I'd like to close out the week by quoting part of this tribute to a great man who passed away yesterday.
David Bar-Illan, a former Jerusalem Post executive editor and columnist, internationally acclaimed concert pianist, and senior adviser to former prime minister Binyamin Netanyahu, will be buried at 10:30 a.m. Thursday in Jerusalem's Har Hamenuhot cemetery.
Bar-Illan, 73, died Tuesday night at his Jerusalem home, three-and-a-half years after suffering a massive heart attack which had left him incapacitated.
[ . . . ]
Widely respected by supporters and detractors alike, he was one of the most articulate voices on the Right opposing the Oslo Accords during the 1990s.
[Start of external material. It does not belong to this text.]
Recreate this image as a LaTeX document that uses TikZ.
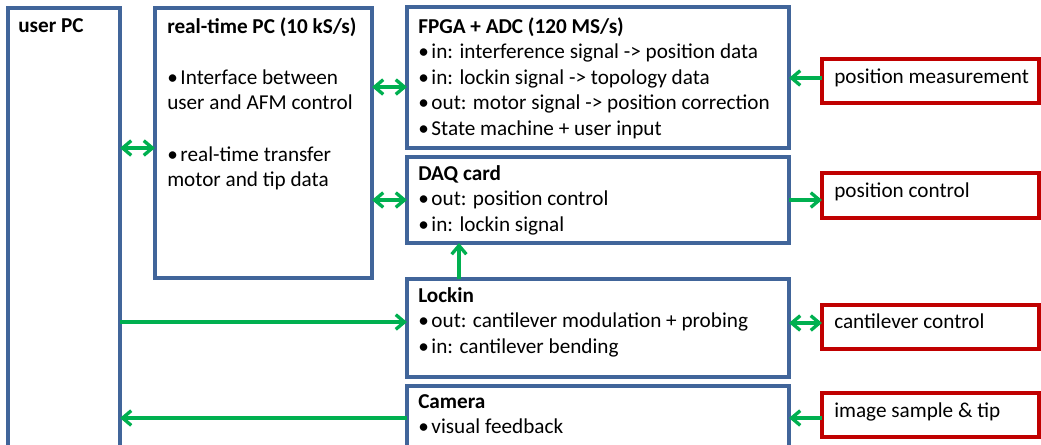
\documentclass[tikz,border=0pt]{standalone}
\usepackage{fontspec}
\setmainfont{Carlito}
\usetikzlibrary{arrows.meta}
\definecolor{boxblue}{HTML}{41659A}
\definecolor{boxred}{HTML}{C00000}
\definecolor{arrgreen}{HTML}{00B050}
% multi-line text block whose baseline is the first line
\newcommand{\txtlines}[1]{\parbox[t]{12cm}{\raggedright #1}}
\newcommand{\bul}{\textbullet\hspace{2pt}}
\begin{document}
\begin{tikzpicture}[x=0.75pt,y=-0.75pt,
  sz/.style 2 args={minimum width={#1*0.75pt}, minimum height={#2*0.75pt}},
  bluebox/.style={draw=boxblue, line width=2.5pt, rectangle, anchor=north west, inner sep=0pt, outer sep=0pt},
  redbox/.style={draw=boxred, line width=2.5pt, rectangle, anchor=north west, inner sep=0pt, outer sep=0pt},
  txt/.style={anchor=base west, inner sep=0pt, font=\fontsize{15.9pt}{19.2pt}\selectfont},
  arr/.style={draw=arrgreen, line width=2.5pt},
  >={Straight Barb[length=6.5pt,width=11pt]}]
\useasboundingbox (0,0) rectangle (1041,444);
\clip (0,0) rectangle (1041,444);

% computer and acquisition blocks
\node[bluebox, sz={112}{460}] (user) at (8,8) {};
\node[bluebox, sz={217}{270}] (rt) at (155,8) {};
\node[bluebox, sz={382}{141}] (fpga) at (407,7) {};
\node[bluebox, sz={382}{86}] (daq) at (407,157) {};
\node[bluebox, sz={382}{98}] (lockin) at (407,279) {};
\node[bluebox, sz={382}{80}] (camera) at (407,386) {};

% hardware side
\node[redbox, sz={217}{44}] (pm) at (822,59) {};
\node[redbox, sz={217}{45}] (pc) at (822,173) {};
\node[redbox, sz={217}{44}] (cc) at (822,305) {};
\node[redbox, sz={217}{44}] (is) at (822,393) {};

% block texts
\node[txt] (userT) at ([shift={(10,24)}]user.north west) {\txtlines{\textbf{user PC}}};
\node[txt] (rtT) at ([shift={(12,25)}]rt.north west) {\txtlines{\textbf{real-time PC (10 kS/s)}\\ \mbox{}\\
  \bul Interface between\\ user and AFM control\\ \mbox{}\\ \bul real-time transfer\\ motor and tip data}};
\node[txt] (fpgaT) at ([shift={(11,26)}]fpga.north west) {\txtlines{\textbf{FPGA + ADC (120 MS/s)}\\
  \bul in: interference signal -> position data\\
  \bul in: lockin signal -> topology data\\
  \bul out: motor signal -> position correction\\
  \bul State machine + user input}};
\node[txt] (daqT) at ([shift={(11,23)}]daq.north west) {\txtlines{\textbf{DAQ card}\\
  \bul out: position control\\ \bul in: lockin signal}};
\node[txt] (lockinT) at ([shift={(11,23)}]lockin.north west) {\txtlines{\textbf{Lockin}\\
  \bul out: cantilever modulation + probing\\ \bul in: cantilever bending}};
\node[txt] (cameraT) at ([shift={(11,22)}]camera.north west) {\txtlines{\textbf{Camera}\\ \bul visual feedback}};

\node[txt] (pmT) at ([shift={(12,24)}]pm.north west) {position measurement};
\node[txt] (pcT) at ([shift={(12,24)}]pc.north west) {position control};
\node[txt] (ccT) at ([shift={(12,23)}]cc.north west) {cantilever control};
\node[txt] (isT) at ([shift={(12,24)}]is.north west) {image sample \& tip};

% signal connections
\draw[arr, <->] (user.east |- 0,148) -- (rt.west |- 0,148);
\draw[arr, <->] (rt.east |- 0,87) -- (fpga.west |- 0,87);
\draw[arr, <->] (rt.east |- 0,200) -- (daq.west |- 0,200);
\draw[arr, ->] (pm.west |- 0,78) -- (fpga.east |- 0,78);
\draw[arr, ->] (daq.east |- 0,200) -- (pc.west |- 0,200);
\draw[arr, ->] (lockin.north -| 459,0) -- (daq.south -| 459,0);
\draw[arr, ->] (user.east |- 0,322) -- (lockin.west |- 0,322);
\draw[arr, <->] (lockin.east |- 0,323) -- (cc.west |- 0,323);
\draw[arr, ->] (camera.west |- 0,418) -- (user.east |- 0,418);
\draw[arr, ->] (is.west |- 0,418) -- (camera.east |- 0,418);
\end{tikzpicture}
\end{document}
"David Bar-Illan was a great pianist, writer, and defender of the State," said Minister-without-Portfolio in charge of Jerusalem and Diaspora affairs Natan Sharansky, expressing admiration for Bar-Illan's "cool and sharp" analysis and his passion.
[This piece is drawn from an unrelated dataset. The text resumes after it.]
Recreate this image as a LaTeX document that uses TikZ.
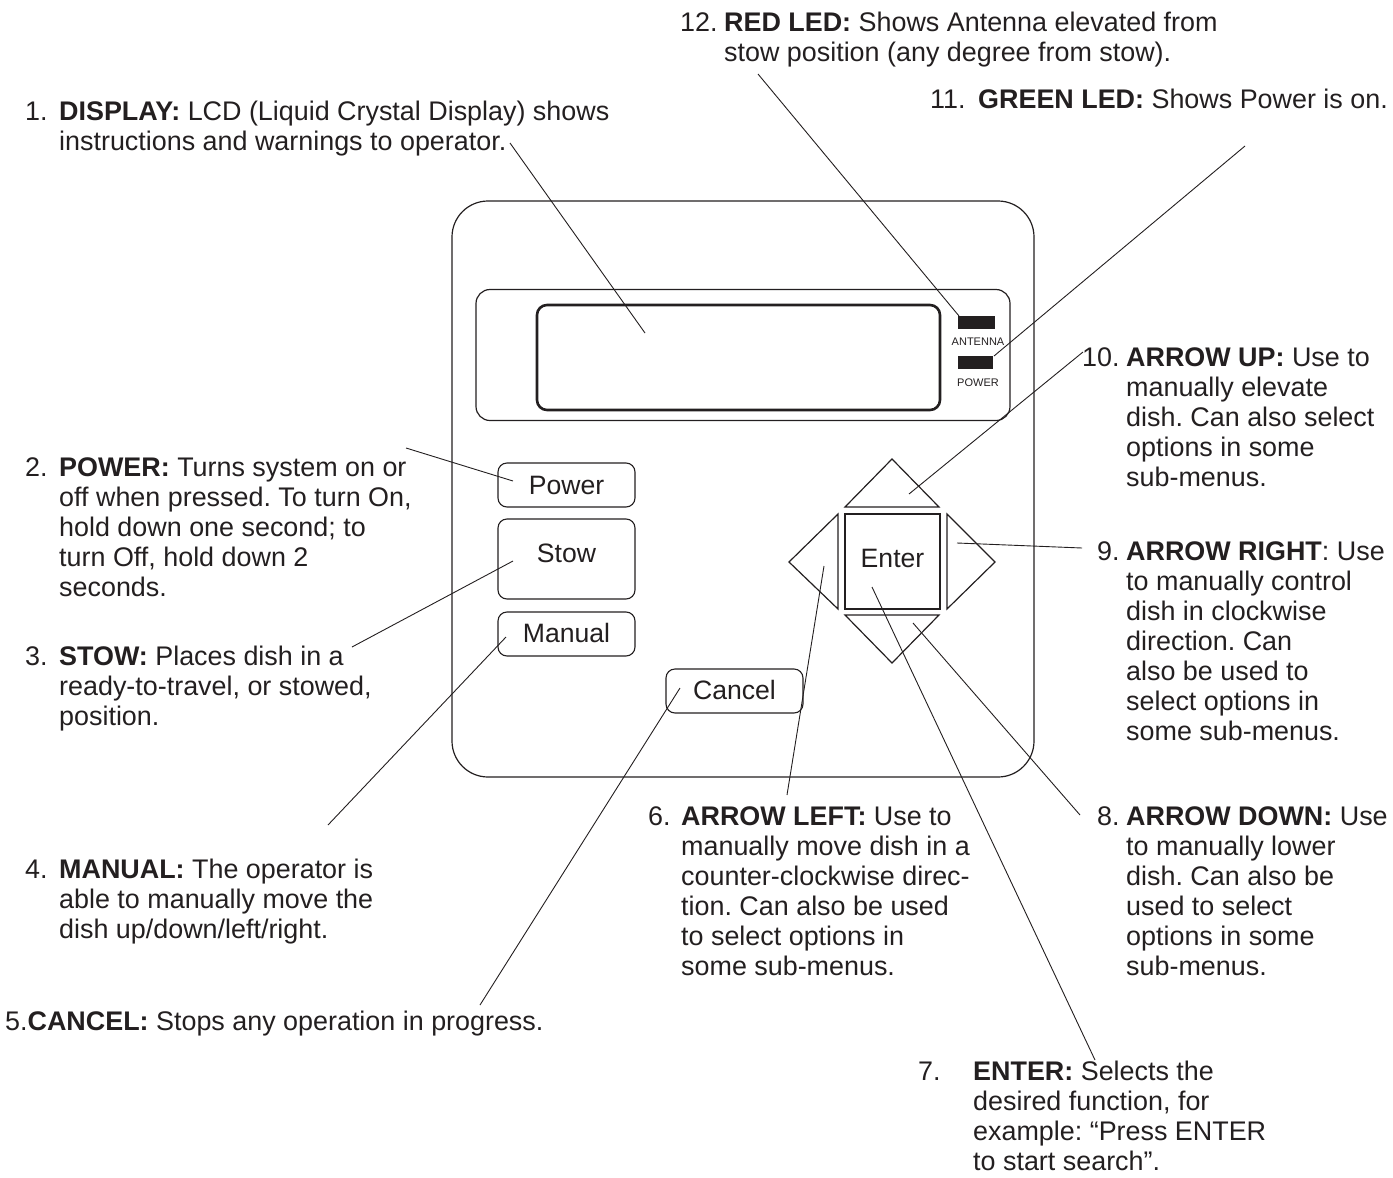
\documentclass[tikz,border=0pt]{standalone}
\usepackage{fontspec}
\setmainfont{Liberation Sans}
\definecolor{ink}{HTML}{231F20}
\newcommand{\mlines}[1]{\begin{tabular}[t]{@{}l@{}}#1\end{tabular}}
\frenchspacing
\begin{document}
\begin{tikzpicture}[x=1pt,y=-1pt,
  every node/.style={text=ink},
  lbl/.style={inner sep=0pt, anchor=base west, font=\fontsize{26.9}{30}\selectfont},
  btn/.style={draw=ink, line width=1.1pt, rounded corners=9pt, inner sep=0pt, font=\fontsize{26.6}{30}\selectfont},
  leader/.style={draw=ink, line width=0.9pt},
  outline/.style={draw=ink, line width=1.2pt},
  led/.style={fill=ink, draw=none, inner sep=0pt}]
\useasboundingbox (0,0) rectangle (1393,1178);

% panel
\node[outline, rounded corners=36pt, minimum width=582pt, minimum height=576pt, inner sep=0pt] (panel) at (743,489) {};
\node[outline, rounded corners=14pt, minimum width=534pt, minimum height=131pt, inner sep=0pt] (bezel) at (743,355) {};
\node[draw=ink, line width=2.6pt, rounded corners=10pt, minimum width=403pt, minimum height=105pt, inner sep=0pt] (lcd) at (738.5,357.5) {};
\node[led, minimum width=37pt, minimum height=13pt] (redled) at (976.5,322.5) {};
\node[inner sep=0pt, font=\fontsize{11}{12}\selectfont] (antlbl) at (978,342) {ANTENNA};
\node[led, minimum width=35pt, minimum height=13pt] (grnled) at (975.5,362.5) {};
\node[inner sep=0pt, font=\fontsize{11}{12}\selectfont] (pwrlbl) at (978,383) {POWER};

% buttons
\node[btn, minimum width=137pt, minimum height=44pt] (power) at (566.5,485) {Power};
\node[btn, minimum width=137pt, minimum height=80pt] (stow) at (566.5,559) {\raisebox{12pt}{Stow}};
\node[btn, minimum width=137pt, minimum height=44pt] (manual) at (566.5,634) {\raisebox{2pt}{Manual}};
\node[btn, minimum width=137pt, minimum height=44pt] (cancel) at (734.5,691) {\raisebox{2pt}{Cancel}};

% arrow pad
\node[outline, minimum width=95pt, minimum height=95pt, inner sep=0pt, font=\fontsize{26.6}{30}\selectfont] (enter) at (892.5,561.5) {\raisebox{6pt}{Enter}};
\coordinate (upA) at (892,459); \coordinate (upB) at (845,507); \coordinate (upC) at (939,507);
\draw[outline, line join=miter] (upB) -- (upA) -- (upC) -- cycle;
\coordinate (dnA) at (892,663); \coordinate (dnB) at (845,615); \coordinate (dnC) at (939,615);
\draw[outline, line join=miter] (dnB) -- (dnA) -- (dnC) -- cycle;
\coordinate (lfA) at (789,562); \coordinate (lfB) at (838,514); \coordinate (lfC) at (838,609);
\draw[outline, line join=miter] (lfB) -- (lfA) -- (lfC) -- cycle;
\coordinate (rtA) at (995,562); \coordinate (rtB) at (947,514); \coordinate (rtC) at (947,609);
\draw[outline, line join=miter] (rtB) -- (rtA) -- (rtC) -- cycle;

% texts
\node[lbl] (n1) at (25,120) {1.};
\node[lbl] (t1) at (59,120) {\mlines{\textbf{DISPLAY:} LCD (Liquid Crystal Display) shows\\instructions and warnings to operator.}};
\node[lbl] (n12) at (680,31) {12.};
\node[lbl] (t12) at (724,31) {\mlines{\textbf{RED LED:} Shows Antenna elevated from\\stow position (any degree from stow).}};
\node[lbl] (n11) at (930,108) {11.};
\node[lbl] (t11) at (978,108) {\textbf{GREEN LED:} Shows Power is on.};
\node[lbl] (n10) at (1082,366) {10.};
\node[lbl] (t10) at (1126,366) {\mlines{\textbf{ARROW UP:} Use to\\manually elevate\\dish. Can also select\\options in some\\sub-menus.}};
\node[lbl] (n2) at (25,476) {2.};
\node[lbl] (t2) at (59,476) {\mlines{\textbf{POWER:} Turns system on or\\off when pressed. To turn On,\\hold down one second; to\\turn Off, hold down 2\\seconds.}};
\node[lbl] (n9) at (1097,560) {9.};
\node[lbl] (t9) at (1126,560) {\mlines{\textbf{ARROW RIGHT}: Use\\to manually control\\dish in clockwise\\direction. Can\\also be used to\\select options in\\some sub-menus.}};
\node[lbl] (n3) at (25,665) {3.};
\node[lbl] (t3) at (59,665) {\mlines{\textbf{STOW:} Places dish in a\\ready-to-travel, or stowed,\\position.}};
\node[lbl] (n6) at (648,825) {6.};
\node[lbl] (t6) at (681,825) {\mlines{\textbf{ARROW LEFT:} Use to\\manually move dish in a\\counter-clockwise direc-\\tion. Can also be used\\to select options in\\some sub-menus.}};
\node[lbl] (n8) at (1097,825) {8.};
\node[lbl] (t8) at (1126,825) {\mlines{\textbf{ARROW DOWN:} Use\\to manually lower\\dish. Can also be\\used to select\\options in some\\sub-menus.}};
\node[lbl] (n4) at (25,878) {4.};
\node[lbl] (t4) at (59,878) {\mlines{\textbf{MANUAL:} The operator is\\able to manually move the\\dish up/down/left/right.}};
\node[lbl] (t5) at (5,1030) {5.\textbf{CANCEL:} Stops any operation in progress.};
\node[lbl] (n7) at (918,1080) {7.};
\node[lbl] (t7) at (973,1080) {\mlines{\textbf{ENTER:} Selects the\\desired function, for\\example: “Press ENTER\\to start search”.}};

% leader ends
\coordinate (s1) at (510,143);  \coordinate (e1) at (645,333);
\coordinate (s12) at (758,74);  \coordinate (e12) at (959,316);
\coordinate (s11) at (1245,146); \coordinate (e11) at (994,356);
\coordinate (s10) at (1083,352); \coordinate (e10) at (909,494);
\coordinate (s9) at (1082,548);  \coordinate (e9) at (957,543);
\coordinate (s2) at (406,448);   \coordinate (e2) at (513,481);
\coordinate (s3) at (352,647);   \coordinate (e3) at (513,561);
\coordinate (s4) at (328,825);   \coordinate (e4) at (506,637);
\coordinate (s5) at (480,1005);  \coordinate (e5) at (680,688);
\coordinate (s6) at (787,795);   \coordinate (e6) at (824,566);
\coordinate (s7) at (1095,1060); \coordinate (e7) at (872,587);
\coordinate (s8) at (1080,815);  \coordinate (e8) at (913,623);
\foreach \i in {1,...,12} { \draw[leader] (s\i) -- (e\i); }
\end{tikzpicture}
\end{document}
"David Bar-Illan was an Israeli Zionist patriot in his whole being," said Netanyahu on hearing of his death. "He was an outstanding artist who sacrificed years of wonderful musical creativity to engage in journalistic and public activity to help his land and his people. He was a Renaissance man with an international education and an amazing writer whose power was in his deep faith in the righteousness of our people."
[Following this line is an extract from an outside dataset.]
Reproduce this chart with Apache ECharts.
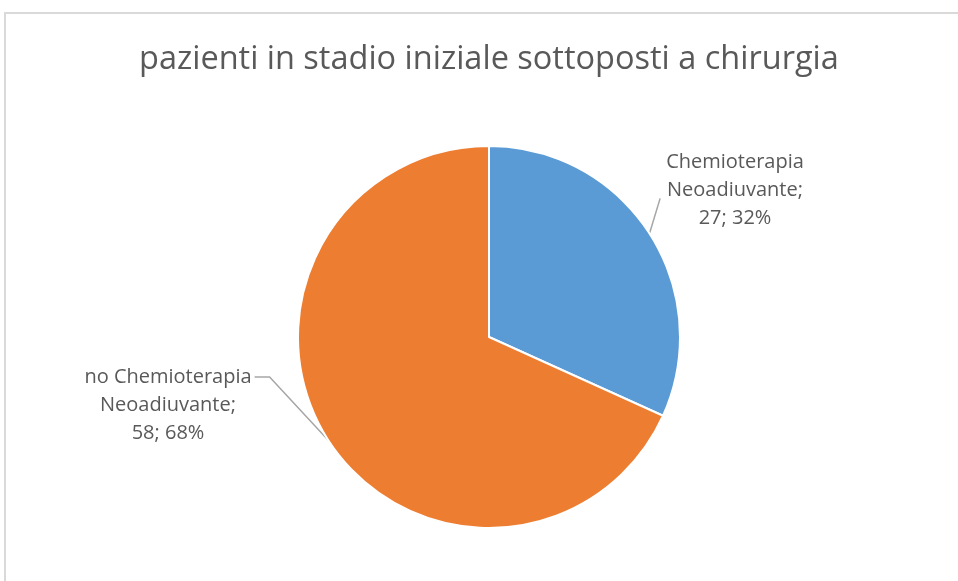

After Netanyahu's defeat in 1999, Bar-Illan made a brief return to the Post as columnist, before falling ill in February 2000, just six months before the outbreak of Palestinian violence that he envisioned and wrote about years earlier.
Bar-Illan is survived by his wife Beverly, sisters Nogah and Ella, children Kim, Daniela, and Jeremy, and step-sons Anthony and Brian, and 10 grandchildren.
Zichrono l'vracha. May his memory be a blessing.
Shabbat Shalom.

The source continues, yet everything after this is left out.